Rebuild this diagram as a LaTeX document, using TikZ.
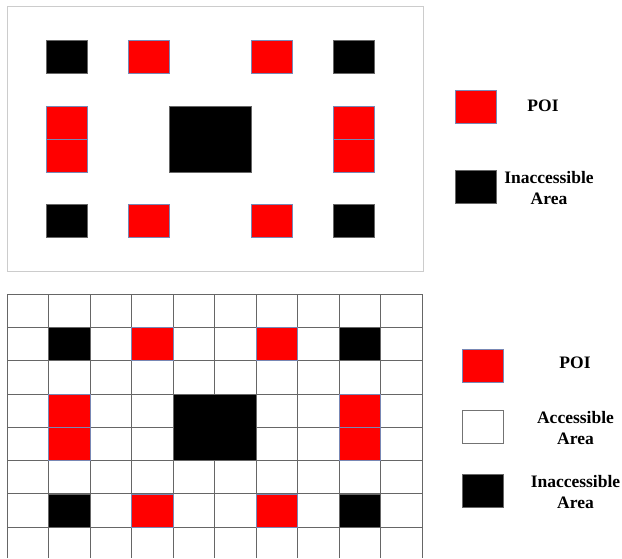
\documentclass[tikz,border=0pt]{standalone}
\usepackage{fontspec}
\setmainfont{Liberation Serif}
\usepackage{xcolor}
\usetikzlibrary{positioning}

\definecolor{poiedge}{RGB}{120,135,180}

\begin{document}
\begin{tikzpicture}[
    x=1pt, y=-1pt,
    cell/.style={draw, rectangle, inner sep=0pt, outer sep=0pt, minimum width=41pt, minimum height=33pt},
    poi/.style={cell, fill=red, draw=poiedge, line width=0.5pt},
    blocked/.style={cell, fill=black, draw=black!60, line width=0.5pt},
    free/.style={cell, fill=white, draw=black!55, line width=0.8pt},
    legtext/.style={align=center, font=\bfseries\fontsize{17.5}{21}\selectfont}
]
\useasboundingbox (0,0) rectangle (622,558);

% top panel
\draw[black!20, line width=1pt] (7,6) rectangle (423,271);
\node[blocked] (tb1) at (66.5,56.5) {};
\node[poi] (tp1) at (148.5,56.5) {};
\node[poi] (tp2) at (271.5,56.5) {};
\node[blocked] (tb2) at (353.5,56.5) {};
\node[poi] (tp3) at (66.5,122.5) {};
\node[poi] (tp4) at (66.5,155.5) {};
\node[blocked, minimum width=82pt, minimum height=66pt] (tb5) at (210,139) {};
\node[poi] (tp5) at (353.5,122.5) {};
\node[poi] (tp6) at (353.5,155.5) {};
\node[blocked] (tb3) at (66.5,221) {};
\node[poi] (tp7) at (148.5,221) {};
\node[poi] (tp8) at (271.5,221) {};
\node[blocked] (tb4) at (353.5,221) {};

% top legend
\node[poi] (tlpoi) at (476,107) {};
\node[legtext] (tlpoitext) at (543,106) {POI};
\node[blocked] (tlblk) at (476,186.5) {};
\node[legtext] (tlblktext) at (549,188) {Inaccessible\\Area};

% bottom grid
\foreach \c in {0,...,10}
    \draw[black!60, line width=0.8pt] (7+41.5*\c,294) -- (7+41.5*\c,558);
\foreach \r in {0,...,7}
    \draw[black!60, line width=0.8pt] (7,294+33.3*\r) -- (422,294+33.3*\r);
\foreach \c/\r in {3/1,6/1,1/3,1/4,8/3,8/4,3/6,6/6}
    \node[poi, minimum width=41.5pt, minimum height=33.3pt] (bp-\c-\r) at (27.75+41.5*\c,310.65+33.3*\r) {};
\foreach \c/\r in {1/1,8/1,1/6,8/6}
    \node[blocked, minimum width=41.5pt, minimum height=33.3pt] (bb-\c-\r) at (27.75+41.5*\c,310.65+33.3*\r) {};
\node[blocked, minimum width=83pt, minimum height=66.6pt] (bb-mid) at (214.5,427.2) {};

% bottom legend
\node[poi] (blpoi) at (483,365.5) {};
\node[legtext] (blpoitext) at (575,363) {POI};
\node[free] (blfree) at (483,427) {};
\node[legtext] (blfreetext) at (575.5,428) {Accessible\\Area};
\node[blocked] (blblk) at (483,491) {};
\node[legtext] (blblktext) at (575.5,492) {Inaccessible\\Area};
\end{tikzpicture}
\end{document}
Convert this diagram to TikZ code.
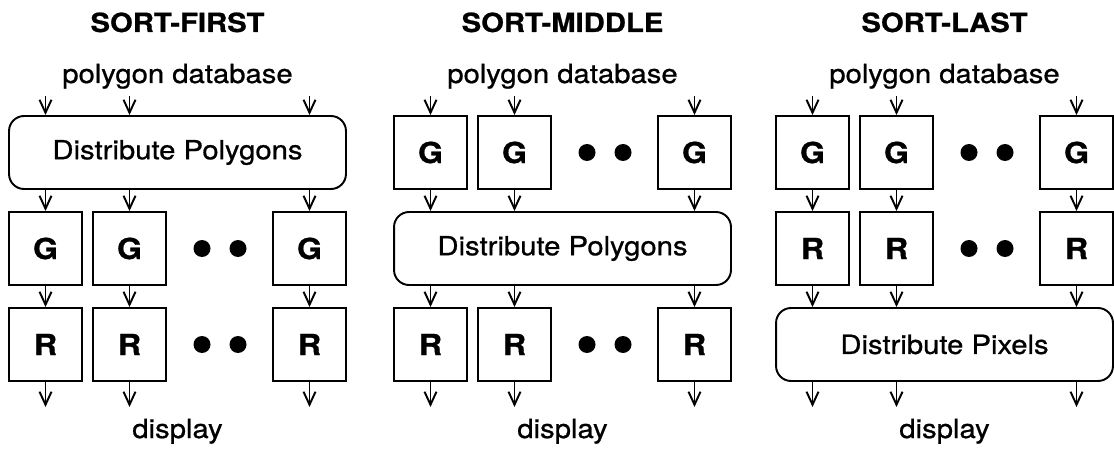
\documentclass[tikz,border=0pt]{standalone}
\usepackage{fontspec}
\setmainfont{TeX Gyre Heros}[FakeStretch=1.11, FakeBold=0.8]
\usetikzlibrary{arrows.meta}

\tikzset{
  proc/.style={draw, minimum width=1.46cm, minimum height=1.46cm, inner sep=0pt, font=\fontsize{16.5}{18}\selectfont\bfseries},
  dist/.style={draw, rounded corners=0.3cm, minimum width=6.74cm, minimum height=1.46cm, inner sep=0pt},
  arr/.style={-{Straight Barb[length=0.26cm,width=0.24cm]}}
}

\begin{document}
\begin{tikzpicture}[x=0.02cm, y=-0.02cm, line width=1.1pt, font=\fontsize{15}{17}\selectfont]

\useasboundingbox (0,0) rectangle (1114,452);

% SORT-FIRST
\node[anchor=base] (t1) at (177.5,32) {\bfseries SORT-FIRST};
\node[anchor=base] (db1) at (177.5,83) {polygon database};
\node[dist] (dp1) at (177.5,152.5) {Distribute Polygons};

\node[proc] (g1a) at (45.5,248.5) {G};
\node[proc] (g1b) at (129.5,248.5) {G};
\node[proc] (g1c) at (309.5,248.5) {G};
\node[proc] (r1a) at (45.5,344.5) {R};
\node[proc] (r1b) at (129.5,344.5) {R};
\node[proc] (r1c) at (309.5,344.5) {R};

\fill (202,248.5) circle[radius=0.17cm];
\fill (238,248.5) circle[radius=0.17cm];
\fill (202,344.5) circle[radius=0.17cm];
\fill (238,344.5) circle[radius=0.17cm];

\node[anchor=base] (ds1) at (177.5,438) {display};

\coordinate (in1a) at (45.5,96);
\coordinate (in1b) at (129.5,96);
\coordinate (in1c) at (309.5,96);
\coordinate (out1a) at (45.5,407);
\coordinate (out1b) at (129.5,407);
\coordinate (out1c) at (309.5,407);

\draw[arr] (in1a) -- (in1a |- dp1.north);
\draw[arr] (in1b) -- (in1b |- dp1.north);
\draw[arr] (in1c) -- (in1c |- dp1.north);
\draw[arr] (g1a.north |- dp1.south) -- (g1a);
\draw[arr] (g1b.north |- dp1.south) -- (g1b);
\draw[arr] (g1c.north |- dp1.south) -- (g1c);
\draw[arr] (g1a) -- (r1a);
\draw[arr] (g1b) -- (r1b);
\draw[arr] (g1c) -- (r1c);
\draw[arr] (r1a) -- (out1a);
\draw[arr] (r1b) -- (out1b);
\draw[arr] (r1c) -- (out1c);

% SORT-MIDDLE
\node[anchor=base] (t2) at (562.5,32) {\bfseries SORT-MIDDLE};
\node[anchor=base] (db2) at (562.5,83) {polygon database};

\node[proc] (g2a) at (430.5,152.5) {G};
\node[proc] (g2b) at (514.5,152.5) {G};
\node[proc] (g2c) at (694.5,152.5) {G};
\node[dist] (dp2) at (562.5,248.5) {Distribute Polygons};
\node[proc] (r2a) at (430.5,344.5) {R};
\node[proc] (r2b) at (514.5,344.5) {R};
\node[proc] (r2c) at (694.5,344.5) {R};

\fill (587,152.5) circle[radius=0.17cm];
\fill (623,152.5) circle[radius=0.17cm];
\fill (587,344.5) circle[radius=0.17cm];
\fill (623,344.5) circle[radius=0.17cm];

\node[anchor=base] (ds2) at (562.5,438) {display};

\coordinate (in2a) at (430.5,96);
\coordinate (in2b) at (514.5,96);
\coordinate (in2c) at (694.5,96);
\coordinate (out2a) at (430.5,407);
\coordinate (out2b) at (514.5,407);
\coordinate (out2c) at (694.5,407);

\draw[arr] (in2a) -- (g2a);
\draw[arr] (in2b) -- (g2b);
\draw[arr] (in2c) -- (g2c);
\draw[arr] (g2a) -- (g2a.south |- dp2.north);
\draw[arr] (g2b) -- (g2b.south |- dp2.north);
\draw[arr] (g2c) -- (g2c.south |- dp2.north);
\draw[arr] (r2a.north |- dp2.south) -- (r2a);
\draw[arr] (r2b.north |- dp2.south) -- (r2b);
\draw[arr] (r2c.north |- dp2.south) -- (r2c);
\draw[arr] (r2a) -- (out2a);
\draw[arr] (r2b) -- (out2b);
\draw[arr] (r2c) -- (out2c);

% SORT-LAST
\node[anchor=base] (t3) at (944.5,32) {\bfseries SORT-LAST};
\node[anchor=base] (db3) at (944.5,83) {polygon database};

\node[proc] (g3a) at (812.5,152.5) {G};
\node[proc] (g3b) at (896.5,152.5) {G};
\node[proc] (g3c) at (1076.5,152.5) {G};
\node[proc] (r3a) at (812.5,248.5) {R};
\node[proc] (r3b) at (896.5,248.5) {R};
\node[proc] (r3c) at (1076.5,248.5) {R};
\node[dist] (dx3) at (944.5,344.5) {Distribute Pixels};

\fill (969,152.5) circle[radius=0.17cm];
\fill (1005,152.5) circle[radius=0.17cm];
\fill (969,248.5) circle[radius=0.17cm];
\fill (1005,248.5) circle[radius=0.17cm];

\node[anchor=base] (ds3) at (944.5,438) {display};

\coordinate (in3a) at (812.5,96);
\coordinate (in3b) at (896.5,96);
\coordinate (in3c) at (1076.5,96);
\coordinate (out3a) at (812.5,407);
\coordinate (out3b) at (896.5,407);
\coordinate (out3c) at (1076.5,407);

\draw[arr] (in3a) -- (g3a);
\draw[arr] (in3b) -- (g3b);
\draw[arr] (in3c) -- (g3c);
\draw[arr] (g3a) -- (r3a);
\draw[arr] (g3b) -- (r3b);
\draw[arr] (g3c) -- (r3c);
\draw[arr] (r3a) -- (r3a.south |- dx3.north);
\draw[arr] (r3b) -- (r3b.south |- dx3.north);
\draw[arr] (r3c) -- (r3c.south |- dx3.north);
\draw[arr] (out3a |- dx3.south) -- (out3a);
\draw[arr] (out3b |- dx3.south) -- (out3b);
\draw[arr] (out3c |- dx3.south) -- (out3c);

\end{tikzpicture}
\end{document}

+++

Written request | Give back exactly the lines from the top of the records to the line containing "minimum width=83pt, minimum", both included, and no pictures.

Full response |
Rebuild this diagram as a LaTeX document, using TikZ.
\documentclass[tikz,border=0pt]{standalone}
\usepackage{fontspec}
\setmainfont{Liberation Serif}
\usepackage{xcolor}
\usetikzlibrary{positioning}

\definecolor{poiedge}{RGB}{120,135,180}

\begin{document}
\begin{tikzpicture}[
    x=1pt, y=-1pt,
    cell/.style={draw, rectangle, inner sep=0pt, outer sep=0pt, minimum width=41pt, minimum height=33pt},
    poi/.style={cell, fill=red, draw=poiedge, line width=0.5pt},
    blocked/.style={cell, fill=black, draw=black!60, line width=0.5pt},
    free/.style={cell, fill=white, draw=black!55, line width=0.8pt},
    legtext/.style={align=center, font=\bfseries\fontsize{17.5}{21}\selectfont}
]
\useasboundingbox (0,0) rectangle (622,558);

% top panel
\draw[black!20, line width=1pt] (7,6) rectangle (423,271);
\node[blocked] (tb1) at (66.5,56.5) {};
\node[poi] (tp1) at (148.5,56.5) {};
\node[poi] (tp2) at (271.5,56.5) {};
\node[blocked] (tb2) at (353.5,56.5) {};
\node[poi] (tp3) at (66.5,122.5) {};
\node[poi] (tp4) at (66.5,155.5) {};
\node[blocked, minimum width=82pt, minimum height=66pt] (tb5) at (210,139) {};
\node[poi] (tp5) at (353.5,122.5) {};
\node[poi] (tp6) at (353.5,155.5) {};
\node[blocked] (tb3) at (66.5,221) {};
\node[poi] (tp7) at (148.5,221) {};
\node[poi] (tp8) at (271.5,221) {};
\node[blocked] (tb4) at (353.5,221) {};

% top legend
\node[poi] (tlpoi) at (476,107) {};
\node[legtext] (tlpoitext) at (543,106) {POI};
\node[blocked] (tlblk) at (476,186.5) {};
\node[legtext] (tlblktext) at (549,188) {Inaccessible\\Area};

% bottom grid
\foreach \c in {0,...,10}
    \draw[black!60, line width=0.8pt] (7+41.5*\c,294) -- (7+41.5*\c,558);
\foreach \r in {0,...,7}
    \draw[black!60, line width=0.8pt] (7,294+33.3*\r) -- (422,294+33.3*\r);
\foreach \c/\r in {3/1,6/1,1/3,1/4,8/3,8/4,3/6,6/6}
    \node[poi, minimum width=41.5pt, minimum height=33.3pt] (bp-\c-\r) at (27.75+41.5*\c,310.65+33.3*\r) {};
\foreach \c/\r in {1/1,8/1,1/6,8/6}
    \node[blocked, minimum width=41.5pt, minimum height=33.3pt] (bb-\c-\r) at (27.75+41.5*\c,310.65+33.3*\r) {};
\node[blocked, minimum width=83pt, minimum height=66.6pt] (bb-mid) at (214.5,427.2) {};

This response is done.